- What to produce -
Provide only the number of lines in the listing that contain the string "image".

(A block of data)
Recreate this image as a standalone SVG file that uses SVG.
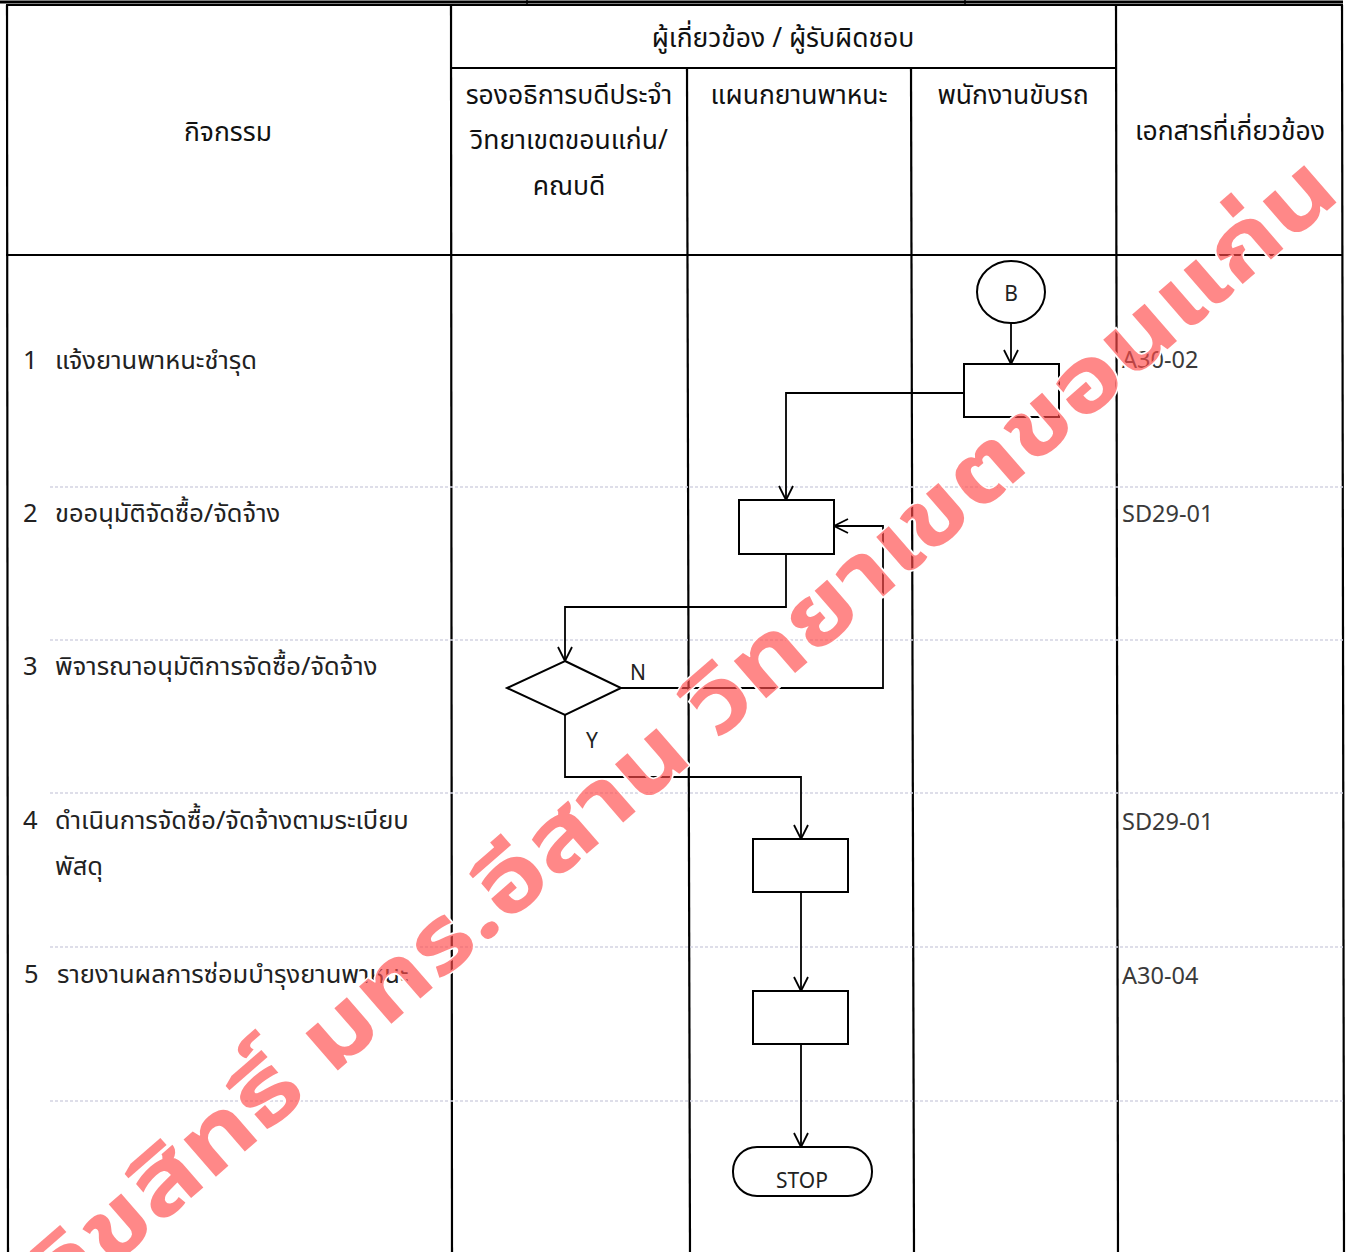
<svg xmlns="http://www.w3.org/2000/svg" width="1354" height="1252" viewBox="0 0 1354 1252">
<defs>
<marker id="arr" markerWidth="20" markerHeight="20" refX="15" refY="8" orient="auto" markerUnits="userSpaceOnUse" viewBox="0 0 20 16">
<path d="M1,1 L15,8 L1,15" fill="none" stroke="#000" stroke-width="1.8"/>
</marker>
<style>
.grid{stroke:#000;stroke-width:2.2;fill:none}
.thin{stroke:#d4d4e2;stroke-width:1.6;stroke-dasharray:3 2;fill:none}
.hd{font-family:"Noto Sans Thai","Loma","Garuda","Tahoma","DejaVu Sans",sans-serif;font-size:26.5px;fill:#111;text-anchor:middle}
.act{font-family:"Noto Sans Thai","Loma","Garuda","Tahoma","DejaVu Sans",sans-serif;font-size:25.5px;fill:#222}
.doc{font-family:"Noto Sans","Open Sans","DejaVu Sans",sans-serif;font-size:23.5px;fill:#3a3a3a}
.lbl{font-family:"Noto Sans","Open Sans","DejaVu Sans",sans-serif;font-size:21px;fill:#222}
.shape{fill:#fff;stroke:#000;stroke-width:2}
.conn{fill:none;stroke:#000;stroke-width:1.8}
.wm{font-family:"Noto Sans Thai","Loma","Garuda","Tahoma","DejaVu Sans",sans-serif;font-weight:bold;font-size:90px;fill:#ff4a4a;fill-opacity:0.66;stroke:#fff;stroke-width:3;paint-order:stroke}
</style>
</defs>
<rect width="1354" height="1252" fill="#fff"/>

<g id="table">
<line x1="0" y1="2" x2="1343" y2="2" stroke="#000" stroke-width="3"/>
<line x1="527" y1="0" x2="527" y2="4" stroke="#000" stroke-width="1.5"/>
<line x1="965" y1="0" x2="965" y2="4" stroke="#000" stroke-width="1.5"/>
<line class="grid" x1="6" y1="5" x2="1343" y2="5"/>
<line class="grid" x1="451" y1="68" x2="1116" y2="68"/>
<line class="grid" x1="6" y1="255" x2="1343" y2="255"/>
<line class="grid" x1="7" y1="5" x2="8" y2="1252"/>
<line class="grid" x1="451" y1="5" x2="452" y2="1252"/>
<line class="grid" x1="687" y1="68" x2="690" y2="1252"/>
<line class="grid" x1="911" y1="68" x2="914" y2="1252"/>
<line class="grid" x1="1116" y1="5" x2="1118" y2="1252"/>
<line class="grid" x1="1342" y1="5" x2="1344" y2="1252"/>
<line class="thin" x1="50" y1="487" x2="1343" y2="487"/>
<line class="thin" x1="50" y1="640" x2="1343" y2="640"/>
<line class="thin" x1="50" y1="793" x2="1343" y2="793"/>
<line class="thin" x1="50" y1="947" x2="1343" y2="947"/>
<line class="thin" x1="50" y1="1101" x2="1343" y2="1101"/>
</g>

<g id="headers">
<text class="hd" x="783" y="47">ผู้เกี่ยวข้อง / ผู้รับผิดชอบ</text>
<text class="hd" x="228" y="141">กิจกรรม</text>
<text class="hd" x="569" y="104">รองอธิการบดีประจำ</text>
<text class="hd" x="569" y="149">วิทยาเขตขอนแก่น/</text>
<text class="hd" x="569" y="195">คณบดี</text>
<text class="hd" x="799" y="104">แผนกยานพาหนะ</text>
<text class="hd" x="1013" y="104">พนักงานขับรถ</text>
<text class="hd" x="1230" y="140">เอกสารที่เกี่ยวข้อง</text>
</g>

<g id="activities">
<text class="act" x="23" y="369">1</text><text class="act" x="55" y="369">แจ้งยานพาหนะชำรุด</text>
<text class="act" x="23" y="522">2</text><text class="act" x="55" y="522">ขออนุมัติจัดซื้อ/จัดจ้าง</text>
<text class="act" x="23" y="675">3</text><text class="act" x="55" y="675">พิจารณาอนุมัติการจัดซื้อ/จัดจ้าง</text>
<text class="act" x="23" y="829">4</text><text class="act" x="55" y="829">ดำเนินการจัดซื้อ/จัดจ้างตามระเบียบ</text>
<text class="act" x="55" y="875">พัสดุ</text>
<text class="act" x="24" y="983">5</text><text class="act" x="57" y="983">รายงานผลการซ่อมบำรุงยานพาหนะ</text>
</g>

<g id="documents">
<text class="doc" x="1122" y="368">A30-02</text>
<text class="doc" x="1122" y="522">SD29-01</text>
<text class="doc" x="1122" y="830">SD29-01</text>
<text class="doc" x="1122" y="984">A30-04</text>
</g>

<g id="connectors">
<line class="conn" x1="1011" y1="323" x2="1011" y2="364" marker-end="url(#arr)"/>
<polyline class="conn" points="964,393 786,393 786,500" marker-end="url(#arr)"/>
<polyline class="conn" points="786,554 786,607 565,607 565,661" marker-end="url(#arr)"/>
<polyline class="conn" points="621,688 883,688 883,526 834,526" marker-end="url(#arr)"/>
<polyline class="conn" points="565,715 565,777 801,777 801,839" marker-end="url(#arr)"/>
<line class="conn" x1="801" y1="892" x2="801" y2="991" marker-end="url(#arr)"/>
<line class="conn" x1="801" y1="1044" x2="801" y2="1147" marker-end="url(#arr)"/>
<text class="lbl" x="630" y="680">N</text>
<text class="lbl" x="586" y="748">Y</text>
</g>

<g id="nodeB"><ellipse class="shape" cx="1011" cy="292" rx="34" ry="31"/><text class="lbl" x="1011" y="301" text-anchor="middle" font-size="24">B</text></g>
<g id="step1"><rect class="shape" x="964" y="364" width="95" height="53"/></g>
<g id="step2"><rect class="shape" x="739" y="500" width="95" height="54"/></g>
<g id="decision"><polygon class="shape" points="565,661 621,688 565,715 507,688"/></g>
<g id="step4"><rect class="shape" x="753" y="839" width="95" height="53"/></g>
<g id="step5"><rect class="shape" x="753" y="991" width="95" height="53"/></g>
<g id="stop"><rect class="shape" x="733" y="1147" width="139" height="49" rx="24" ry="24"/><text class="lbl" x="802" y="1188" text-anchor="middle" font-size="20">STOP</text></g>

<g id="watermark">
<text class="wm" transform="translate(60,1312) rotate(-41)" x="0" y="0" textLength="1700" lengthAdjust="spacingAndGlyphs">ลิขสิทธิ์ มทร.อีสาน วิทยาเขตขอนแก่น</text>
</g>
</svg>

--

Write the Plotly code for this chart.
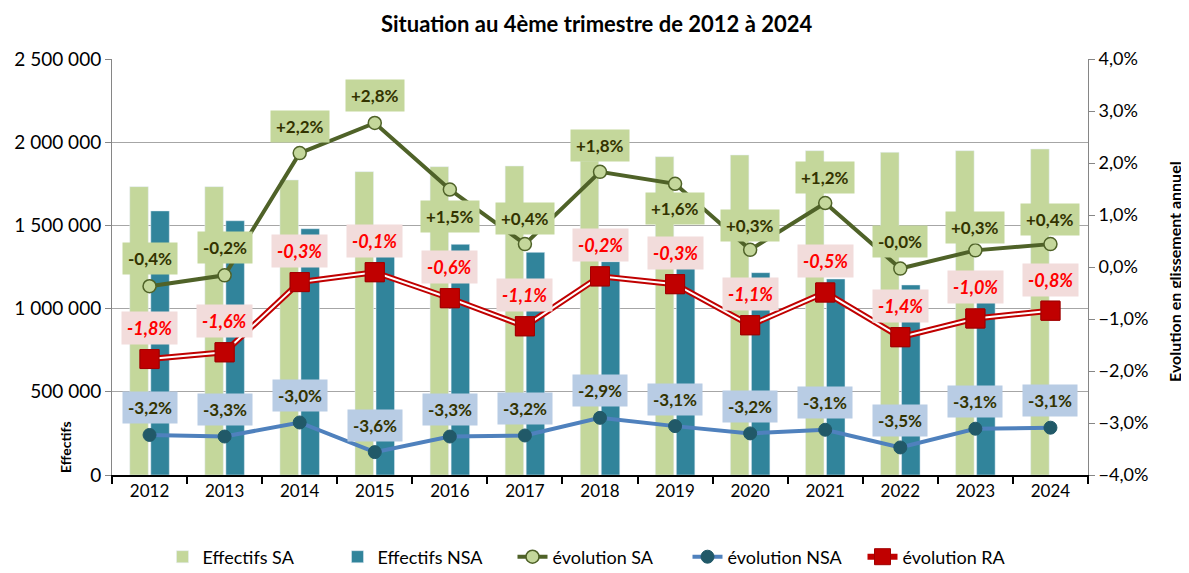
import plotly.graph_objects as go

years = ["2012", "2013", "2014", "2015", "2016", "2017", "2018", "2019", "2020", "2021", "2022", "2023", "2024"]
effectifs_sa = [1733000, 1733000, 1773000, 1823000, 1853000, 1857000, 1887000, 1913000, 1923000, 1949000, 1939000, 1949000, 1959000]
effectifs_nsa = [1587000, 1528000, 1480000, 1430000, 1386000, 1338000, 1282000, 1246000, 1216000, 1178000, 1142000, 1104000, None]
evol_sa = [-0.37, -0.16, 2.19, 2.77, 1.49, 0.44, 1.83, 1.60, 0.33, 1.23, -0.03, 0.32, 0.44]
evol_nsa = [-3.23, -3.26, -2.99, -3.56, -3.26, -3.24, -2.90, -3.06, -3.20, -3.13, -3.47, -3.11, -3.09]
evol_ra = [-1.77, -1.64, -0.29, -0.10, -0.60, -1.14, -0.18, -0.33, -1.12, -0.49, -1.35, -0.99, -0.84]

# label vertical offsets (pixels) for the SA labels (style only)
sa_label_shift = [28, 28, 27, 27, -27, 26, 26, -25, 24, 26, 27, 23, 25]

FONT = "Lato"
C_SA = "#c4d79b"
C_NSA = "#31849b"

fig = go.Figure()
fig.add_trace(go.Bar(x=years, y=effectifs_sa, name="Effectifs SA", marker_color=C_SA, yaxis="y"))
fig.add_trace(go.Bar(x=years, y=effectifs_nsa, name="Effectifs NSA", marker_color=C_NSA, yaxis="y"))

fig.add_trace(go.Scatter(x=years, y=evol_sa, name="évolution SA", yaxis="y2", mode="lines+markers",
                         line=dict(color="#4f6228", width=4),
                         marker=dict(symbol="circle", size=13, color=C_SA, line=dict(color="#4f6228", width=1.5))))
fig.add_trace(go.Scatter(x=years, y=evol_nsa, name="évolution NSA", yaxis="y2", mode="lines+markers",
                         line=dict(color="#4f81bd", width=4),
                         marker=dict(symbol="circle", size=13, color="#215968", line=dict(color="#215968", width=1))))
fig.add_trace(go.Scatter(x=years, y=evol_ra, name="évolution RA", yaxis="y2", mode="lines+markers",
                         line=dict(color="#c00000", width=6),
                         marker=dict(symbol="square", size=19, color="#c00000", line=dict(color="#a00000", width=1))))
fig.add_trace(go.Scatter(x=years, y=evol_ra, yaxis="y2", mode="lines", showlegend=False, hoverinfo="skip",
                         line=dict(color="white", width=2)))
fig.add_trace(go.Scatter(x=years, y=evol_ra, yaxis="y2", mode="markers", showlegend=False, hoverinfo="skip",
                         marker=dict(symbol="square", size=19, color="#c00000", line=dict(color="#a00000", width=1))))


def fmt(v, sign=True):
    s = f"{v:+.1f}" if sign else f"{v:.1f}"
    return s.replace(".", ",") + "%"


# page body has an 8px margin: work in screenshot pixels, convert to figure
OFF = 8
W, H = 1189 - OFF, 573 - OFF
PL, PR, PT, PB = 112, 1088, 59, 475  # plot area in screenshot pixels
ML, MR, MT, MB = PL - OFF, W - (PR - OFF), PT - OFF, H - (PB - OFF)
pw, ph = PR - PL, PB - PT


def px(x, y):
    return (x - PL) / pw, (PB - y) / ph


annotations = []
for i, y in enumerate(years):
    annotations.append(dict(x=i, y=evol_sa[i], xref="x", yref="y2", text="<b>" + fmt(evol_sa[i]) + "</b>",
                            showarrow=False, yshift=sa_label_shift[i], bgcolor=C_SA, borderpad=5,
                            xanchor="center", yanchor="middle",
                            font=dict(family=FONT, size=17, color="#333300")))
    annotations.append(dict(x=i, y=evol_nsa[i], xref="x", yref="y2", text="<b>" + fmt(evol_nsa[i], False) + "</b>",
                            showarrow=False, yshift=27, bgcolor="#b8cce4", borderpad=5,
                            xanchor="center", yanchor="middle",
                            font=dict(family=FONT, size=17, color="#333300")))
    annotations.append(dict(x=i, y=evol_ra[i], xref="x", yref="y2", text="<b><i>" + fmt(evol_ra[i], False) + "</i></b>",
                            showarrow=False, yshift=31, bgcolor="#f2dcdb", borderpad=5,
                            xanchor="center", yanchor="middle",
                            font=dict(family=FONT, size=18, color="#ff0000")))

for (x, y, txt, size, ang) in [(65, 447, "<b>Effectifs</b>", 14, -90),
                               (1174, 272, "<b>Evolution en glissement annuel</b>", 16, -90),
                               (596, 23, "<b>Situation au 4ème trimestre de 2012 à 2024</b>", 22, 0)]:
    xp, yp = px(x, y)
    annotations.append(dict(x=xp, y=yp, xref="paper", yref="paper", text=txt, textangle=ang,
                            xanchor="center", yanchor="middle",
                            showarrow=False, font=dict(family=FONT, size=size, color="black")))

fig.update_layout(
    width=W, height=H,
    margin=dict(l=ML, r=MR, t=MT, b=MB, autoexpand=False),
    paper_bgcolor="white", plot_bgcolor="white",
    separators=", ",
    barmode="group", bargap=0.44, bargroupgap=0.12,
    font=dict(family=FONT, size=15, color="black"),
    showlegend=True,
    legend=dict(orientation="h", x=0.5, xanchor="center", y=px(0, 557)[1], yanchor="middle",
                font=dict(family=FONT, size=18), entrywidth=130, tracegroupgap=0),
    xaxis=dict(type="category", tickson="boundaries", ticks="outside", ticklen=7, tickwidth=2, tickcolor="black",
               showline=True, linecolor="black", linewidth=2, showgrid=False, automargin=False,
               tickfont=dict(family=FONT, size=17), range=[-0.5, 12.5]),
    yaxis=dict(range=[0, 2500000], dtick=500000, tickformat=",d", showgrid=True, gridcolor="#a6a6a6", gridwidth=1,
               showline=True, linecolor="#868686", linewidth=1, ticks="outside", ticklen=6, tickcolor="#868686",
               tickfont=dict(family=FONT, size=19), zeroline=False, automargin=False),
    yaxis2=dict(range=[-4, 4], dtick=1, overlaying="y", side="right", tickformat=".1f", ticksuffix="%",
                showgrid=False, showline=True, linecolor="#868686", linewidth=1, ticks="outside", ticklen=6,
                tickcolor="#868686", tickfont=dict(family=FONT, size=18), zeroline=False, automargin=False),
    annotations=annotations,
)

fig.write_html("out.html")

...

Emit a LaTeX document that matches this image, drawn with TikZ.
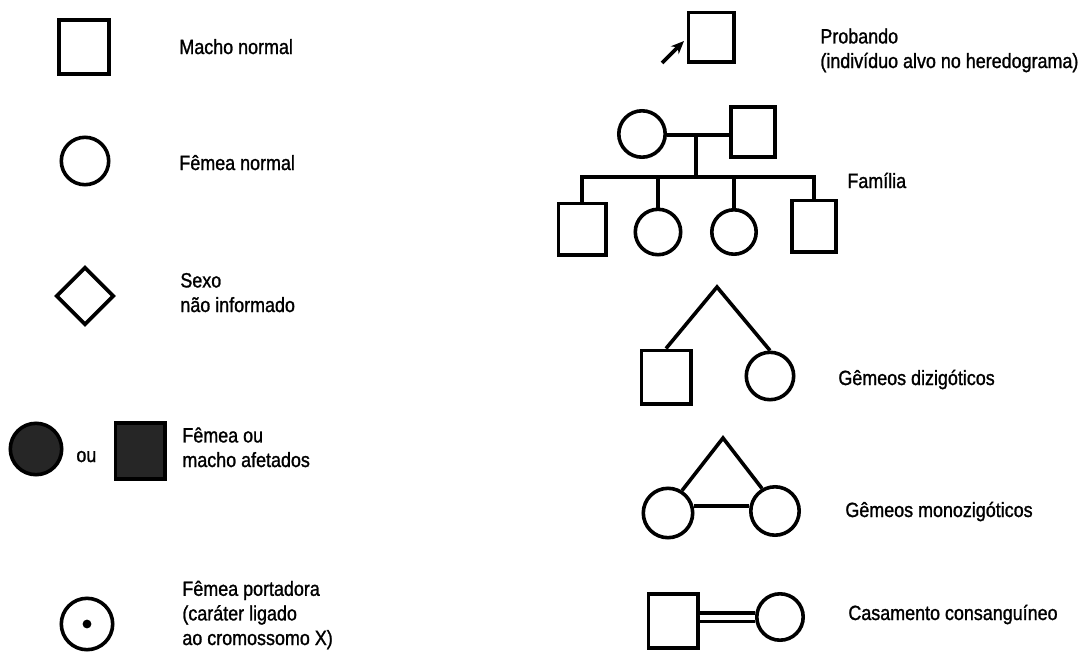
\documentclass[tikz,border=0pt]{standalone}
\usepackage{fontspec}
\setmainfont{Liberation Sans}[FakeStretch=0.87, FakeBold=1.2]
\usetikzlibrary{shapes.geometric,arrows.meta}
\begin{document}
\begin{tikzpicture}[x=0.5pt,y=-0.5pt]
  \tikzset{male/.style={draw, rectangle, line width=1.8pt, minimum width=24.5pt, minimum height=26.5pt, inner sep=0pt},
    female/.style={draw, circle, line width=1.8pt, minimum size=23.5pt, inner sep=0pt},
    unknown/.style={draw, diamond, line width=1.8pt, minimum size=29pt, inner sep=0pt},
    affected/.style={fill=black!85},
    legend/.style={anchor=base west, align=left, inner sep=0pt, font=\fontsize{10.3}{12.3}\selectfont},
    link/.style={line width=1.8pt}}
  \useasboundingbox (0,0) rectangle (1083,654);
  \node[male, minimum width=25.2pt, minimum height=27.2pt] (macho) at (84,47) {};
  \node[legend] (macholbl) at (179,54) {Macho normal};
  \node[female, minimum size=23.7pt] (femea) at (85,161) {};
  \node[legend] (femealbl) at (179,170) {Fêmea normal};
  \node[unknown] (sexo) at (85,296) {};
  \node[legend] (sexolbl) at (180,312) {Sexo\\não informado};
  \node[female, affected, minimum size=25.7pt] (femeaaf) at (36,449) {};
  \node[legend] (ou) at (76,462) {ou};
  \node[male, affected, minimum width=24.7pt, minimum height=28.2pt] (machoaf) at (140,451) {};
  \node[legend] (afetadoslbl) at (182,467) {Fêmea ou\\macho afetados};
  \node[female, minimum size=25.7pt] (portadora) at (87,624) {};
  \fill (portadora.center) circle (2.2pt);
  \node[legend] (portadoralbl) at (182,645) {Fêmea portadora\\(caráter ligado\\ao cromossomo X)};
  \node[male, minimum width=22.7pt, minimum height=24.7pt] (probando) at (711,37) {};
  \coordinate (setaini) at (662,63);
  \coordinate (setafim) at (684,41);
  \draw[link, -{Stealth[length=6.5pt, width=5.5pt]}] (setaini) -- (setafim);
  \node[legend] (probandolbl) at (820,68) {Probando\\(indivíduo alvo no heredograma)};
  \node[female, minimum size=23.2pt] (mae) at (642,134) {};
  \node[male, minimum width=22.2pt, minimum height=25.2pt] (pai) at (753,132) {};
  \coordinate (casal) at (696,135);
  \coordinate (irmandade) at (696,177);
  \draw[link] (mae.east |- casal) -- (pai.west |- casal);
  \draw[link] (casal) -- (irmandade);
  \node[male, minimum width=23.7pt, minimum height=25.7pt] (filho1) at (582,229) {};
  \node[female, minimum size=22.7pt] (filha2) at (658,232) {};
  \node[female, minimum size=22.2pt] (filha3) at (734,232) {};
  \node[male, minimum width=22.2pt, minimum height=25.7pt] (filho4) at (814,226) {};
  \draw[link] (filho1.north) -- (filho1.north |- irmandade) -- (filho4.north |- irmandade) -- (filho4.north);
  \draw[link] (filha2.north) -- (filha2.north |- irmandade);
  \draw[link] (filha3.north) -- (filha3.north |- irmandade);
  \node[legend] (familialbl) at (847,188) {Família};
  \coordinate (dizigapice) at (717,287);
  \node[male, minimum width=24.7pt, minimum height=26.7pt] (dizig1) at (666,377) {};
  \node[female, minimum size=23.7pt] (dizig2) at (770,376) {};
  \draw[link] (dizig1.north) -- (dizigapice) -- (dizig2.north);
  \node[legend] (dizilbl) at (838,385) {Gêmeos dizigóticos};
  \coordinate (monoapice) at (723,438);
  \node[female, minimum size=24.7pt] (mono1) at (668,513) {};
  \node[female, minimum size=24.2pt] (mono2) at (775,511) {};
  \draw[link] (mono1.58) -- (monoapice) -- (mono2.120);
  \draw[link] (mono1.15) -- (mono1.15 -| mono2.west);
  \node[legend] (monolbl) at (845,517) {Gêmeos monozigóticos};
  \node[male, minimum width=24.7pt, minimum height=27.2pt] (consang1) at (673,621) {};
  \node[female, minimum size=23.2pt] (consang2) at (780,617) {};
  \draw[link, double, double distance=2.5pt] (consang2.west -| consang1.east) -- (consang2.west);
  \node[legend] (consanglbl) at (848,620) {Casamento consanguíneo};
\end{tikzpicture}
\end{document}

- Response for this exercise -
2